Would it matter to any of these characters who caused the pleasure or pain to others? Consider the sadistic E-being: would he still get pleasure from watching strangers harm each other, or is he only happy when he himself inflicts the pain? The answer to this will determine whether it is really the pain of others that he enjoys, or if it is rather something about himself having power over them, or some such. Of course, the genuinely wicked person would not care whether he was the cause of the evil or not. Compare the genuine altruist to the self-gratifying moralist: the latter wants to be the person who helps others, whereas the former has a more pure other-regarding desire, that others be helped (whether by himself or others).

We can also separate out egoism by asking what state of affairs each character would prefer despite remaining ignorant of its realization. The egoist V-being wants to know others are happy in order to be happy himself. The altruist just wants others to be happy - whether he learns about it is less important. Similarly, mutatis mutandis, for the egoist vs. wicked E-being.

One interesting question raised in class was how these characters ought to relate to each other. Suppose that an E-being is enjoying much sadistic glee: should a V-being be sympathetically happy about this? Of course she will have an extrinsic reason to be sad, i.e. for the sake of the harmed person who is pleasuring the sadist so. But quite apart from that, should the V-being regard the E-being's glee as intrinsically good (though possibly outweighed by the greater harm of the victim)?

This can pose a problem for utilitarianism, as the common intuition here is that there is nothing good about sadistic pleasure. But this then denies the utilitarian claim that happiness is an intrinsic good. It seems we must restrict this claim to merely 'deserved happiness' or 'non-sadistic happiness', or some such. That would complicate our theory. Is it a complication worth adding? I'm not sure about it. I think we can say that the even the sadist's pleasure is good-in-itself. But of course it is all-things-considered bad, because it is outweighed by the greater harm done to the victim. (Do you think this response is plausible?)

There's also the opposite problem of revenge. We can get a wicked glee from seeing bad people suffer (our lecturer mentioned a disturbingly enjoyable story about a rapist being tracked down by the victim's mother and sodomized with a cucumber). But, on reflection, it is probably bad of us to react in such a way. This harks back to the old idea that revenge makes us "no better than they". By enjoying the suffering of another, we ourselves become E-beings. This might be seen as the greatest threat of evil: not just the harm it does to others, but the risk of contagion. As Hilzoy wrote in a stunningly insightful post:
I think the effects of hatred are like (what I've seen of) cocaine. At first, it's exhilarating. It's fun to see other people being vile and to set yourself in opposition to them... But if you don't keep hatred in check, you come to rely on it more and more, the fun fades, and it corrodes you from within.

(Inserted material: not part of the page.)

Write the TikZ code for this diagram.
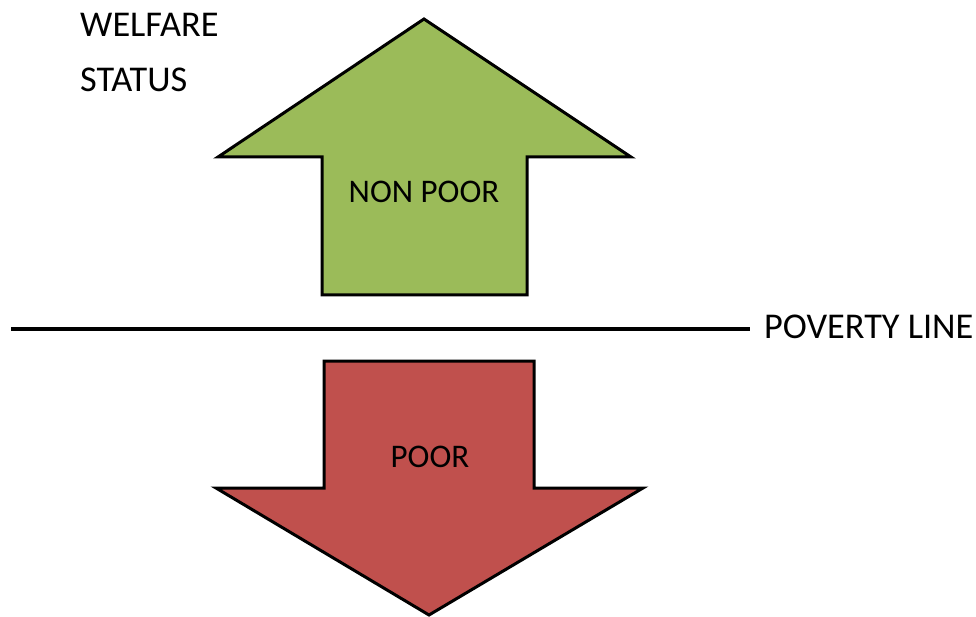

To change tacks somewhat, it's also worth considering which of these characters it makes most egoistic sense to be. Suppose you want only to maximize your future happiness, and you have the choice of becoming either a V-, I-, or E-being. Which should you choose? I'm inclined to think the V-being has a rather large advantage, in that they would find it much easier to get others to go along with their ends. (Just imagine: "Hi, I want you to be happy!" "Okay, sounds good to me!") Their goals would be generally supported by the rest of society, and thus they'd have a better chance of succeeding at them and attaining happiness themselves. By contrast, it must really suck to be evil.

One last issue worth considering is the apparent "double standard": we assume that altruism needs no justification, but wickedness seems bizarre and in need of explanation. What's the basis for this difference? Aren't they logically analogous? Of course, we'd all want to encourage altruism, for our own sakes and others', but that's no principled reason to see one character as more understandable than the other. Perhaps it's a similarity thing: based on our own (roughly altruistic) values, we can more easily understand those with similar values. Or it could be natural/statistical: it just so happens that most humans are naturally sympathetic, so we think nothing of it, whereas genuine wickedness is exceedingly rare, so we think it odd.

But are either of those reasons deeply principled? It seems that what we really want to say is that pleasure is the sort of thing that all rational agents are able to recognize as an objective good, whereas pain is objectively bad, and that accounts for the asymmetry. (Why would a rational agent pursue something he sees as bad?) Alternatively, we might appeal to consistency. The E-being wants himself to be happy, so why doesn't this value-judgment "carry over" into his hopes for other people? It seems inconsistent to say that oneself ought to be happy whereas everyone else ought to be sad. Thus such a view might stand in greater need of justification than the more consistent position of altruism. Any other ideas?